Alda Dale Randall diary. Page 141. Sat Oct 9, 1920. (Provincial Archives of Alberta, Acc #1984.0202)

Marlena Wyman - A fairy woods

“A fairy woods” by Marlena Wyman. 16″X12″. Monotype, oil stick and oil pastel on encaustic and paper. 2015 (Photo: Teresa and Gisela Himsl, Saskatchewan [1922-1923], Collection of M. K. Aubrey, Centreville, Nova Scotia. Fairy illustrations are Cicely Mary Barker’s. She would have been a contemporary of Dale’s.)

May 7, 1920    Our creek is roaring & gurgling with lovely waterfalls & clear water…The trees sway in the breeze and the little streams of water tangle into the main brook…Our dreams have come true – the building spot is ideal…All the banks are a mass of strawberry plants and we found wild roses on the bank too. I gather lovely green ferns a foot high, some four leaved red green ivy like leaves and some of the sweetest perfumed catkins.
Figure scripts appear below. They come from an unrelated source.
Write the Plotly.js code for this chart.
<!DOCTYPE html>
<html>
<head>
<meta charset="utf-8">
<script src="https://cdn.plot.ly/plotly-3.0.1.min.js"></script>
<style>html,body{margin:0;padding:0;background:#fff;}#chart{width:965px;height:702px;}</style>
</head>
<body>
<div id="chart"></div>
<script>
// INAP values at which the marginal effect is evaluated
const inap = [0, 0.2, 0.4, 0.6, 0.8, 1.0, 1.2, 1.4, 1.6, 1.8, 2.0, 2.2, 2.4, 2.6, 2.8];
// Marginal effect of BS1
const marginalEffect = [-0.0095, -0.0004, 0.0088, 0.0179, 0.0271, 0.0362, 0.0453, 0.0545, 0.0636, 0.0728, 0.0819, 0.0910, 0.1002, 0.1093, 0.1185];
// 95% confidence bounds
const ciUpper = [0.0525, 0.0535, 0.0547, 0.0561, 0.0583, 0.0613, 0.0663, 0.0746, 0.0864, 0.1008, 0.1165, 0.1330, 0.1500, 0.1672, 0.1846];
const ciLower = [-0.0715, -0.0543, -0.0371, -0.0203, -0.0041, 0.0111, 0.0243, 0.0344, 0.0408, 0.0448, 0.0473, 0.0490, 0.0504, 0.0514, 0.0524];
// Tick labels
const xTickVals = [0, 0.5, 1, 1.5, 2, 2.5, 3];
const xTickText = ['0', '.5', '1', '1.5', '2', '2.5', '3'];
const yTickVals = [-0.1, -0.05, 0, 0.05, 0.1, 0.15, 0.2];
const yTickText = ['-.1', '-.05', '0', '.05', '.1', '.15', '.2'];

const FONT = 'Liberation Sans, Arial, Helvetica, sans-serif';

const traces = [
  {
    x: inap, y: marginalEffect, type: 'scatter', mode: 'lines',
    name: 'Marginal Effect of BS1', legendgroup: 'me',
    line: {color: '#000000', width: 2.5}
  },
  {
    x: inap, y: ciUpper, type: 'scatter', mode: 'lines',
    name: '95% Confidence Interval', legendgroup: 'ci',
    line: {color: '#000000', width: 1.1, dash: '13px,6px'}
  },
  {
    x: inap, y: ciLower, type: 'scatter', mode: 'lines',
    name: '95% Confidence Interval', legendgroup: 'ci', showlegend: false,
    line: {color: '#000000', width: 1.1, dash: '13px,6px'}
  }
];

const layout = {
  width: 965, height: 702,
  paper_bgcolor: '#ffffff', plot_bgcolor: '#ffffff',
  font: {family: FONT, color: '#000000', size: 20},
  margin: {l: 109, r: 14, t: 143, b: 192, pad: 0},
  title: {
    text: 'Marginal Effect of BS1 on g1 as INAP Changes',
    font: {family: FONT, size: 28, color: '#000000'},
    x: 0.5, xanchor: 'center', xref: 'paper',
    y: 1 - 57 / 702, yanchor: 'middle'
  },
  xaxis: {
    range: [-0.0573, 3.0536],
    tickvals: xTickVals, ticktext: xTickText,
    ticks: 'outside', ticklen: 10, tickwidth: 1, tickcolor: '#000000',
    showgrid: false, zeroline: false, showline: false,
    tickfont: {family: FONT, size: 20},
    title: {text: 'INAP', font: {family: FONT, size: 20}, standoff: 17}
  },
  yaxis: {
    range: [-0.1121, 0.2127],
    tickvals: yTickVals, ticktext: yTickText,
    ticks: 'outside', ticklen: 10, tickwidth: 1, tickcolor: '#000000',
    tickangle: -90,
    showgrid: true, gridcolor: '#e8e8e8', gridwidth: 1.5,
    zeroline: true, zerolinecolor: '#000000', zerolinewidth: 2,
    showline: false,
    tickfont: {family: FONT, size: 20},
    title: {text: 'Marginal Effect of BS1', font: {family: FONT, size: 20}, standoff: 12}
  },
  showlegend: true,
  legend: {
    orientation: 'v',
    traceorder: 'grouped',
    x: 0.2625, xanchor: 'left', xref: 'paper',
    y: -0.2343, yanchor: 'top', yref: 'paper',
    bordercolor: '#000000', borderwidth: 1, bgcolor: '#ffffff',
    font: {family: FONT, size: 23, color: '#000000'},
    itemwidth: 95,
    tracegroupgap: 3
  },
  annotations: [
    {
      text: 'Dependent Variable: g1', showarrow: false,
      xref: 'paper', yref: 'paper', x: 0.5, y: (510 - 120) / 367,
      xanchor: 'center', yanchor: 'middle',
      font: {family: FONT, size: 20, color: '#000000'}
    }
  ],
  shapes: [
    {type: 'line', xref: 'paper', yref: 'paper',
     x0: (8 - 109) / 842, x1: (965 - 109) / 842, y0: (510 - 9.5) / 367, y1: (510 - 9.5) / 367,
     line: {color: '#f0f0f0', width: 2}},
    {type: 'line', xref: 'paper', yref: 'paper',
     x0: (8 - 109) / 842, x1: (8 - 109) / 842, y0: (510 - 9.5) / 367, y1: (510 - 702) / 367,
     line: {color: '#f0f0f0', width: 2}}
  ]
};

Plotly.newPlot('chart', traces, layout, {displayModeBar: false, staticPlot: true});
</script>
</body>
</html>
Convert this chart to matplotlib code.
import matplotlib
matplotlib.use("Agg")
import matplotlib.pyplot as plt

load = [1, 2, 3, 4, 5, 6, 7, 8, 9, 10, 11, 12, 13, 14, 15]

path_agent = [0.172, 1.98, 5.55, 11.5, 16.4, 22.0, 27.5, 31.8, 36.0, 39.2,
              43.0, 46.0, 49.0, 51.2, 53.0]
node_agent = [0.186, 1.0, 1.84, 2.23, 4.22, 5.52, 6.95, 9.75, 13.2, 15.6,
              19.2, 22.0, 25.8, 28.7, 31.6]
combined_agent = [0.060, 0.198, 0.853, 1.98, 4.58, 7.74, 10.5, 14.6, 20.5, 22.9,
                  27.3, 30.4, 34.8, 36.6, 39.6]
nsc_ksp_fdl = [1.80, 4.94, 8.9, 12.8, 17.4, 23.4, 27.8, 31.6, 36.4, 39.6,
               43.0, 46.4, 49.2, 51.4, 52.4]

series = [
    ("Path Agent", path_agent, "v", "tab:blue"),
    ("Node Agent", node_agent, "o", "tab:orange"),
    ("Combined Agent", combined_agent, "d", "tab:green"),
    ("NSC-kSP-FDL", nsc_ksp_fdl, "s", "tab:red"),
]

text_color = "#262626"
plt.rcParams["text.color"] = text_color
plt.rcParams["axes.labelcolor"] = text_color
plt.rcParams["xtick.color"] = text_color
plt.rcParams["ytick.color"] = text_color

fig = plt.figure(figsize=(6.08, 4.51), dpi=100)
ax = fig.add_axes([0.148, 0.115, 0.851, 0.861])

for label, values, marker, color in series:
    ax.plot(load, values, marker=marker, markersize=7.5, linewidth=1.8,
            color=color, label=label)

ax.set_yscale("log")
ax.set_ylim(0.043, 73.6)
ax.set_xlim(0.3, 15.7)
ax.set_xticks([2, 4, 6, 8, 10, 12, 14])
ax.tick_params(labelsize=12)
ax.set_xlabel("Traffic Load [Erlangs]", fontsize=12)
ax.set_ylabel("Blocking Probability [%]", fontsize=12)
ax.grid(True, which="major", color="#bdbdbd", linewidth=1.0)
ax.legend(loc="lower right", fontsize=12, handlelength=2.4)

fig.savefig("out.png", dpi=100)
There are no photographs of Dale in the Provincial Archives of Alberta’s collection. The only one that I have seen is a small, poor quality photograph in a local history book. I decided to use this lack of images as an opportunity to highlight archival photos in my exhibit and for Dale to serve as a symbol of women settlers. I integrated archival photographs of other women from Dale’s era and approximate age (in her 30s at the time) into my artworks. Dale’s story is representative of the experiences of so many women whose stories have not been told.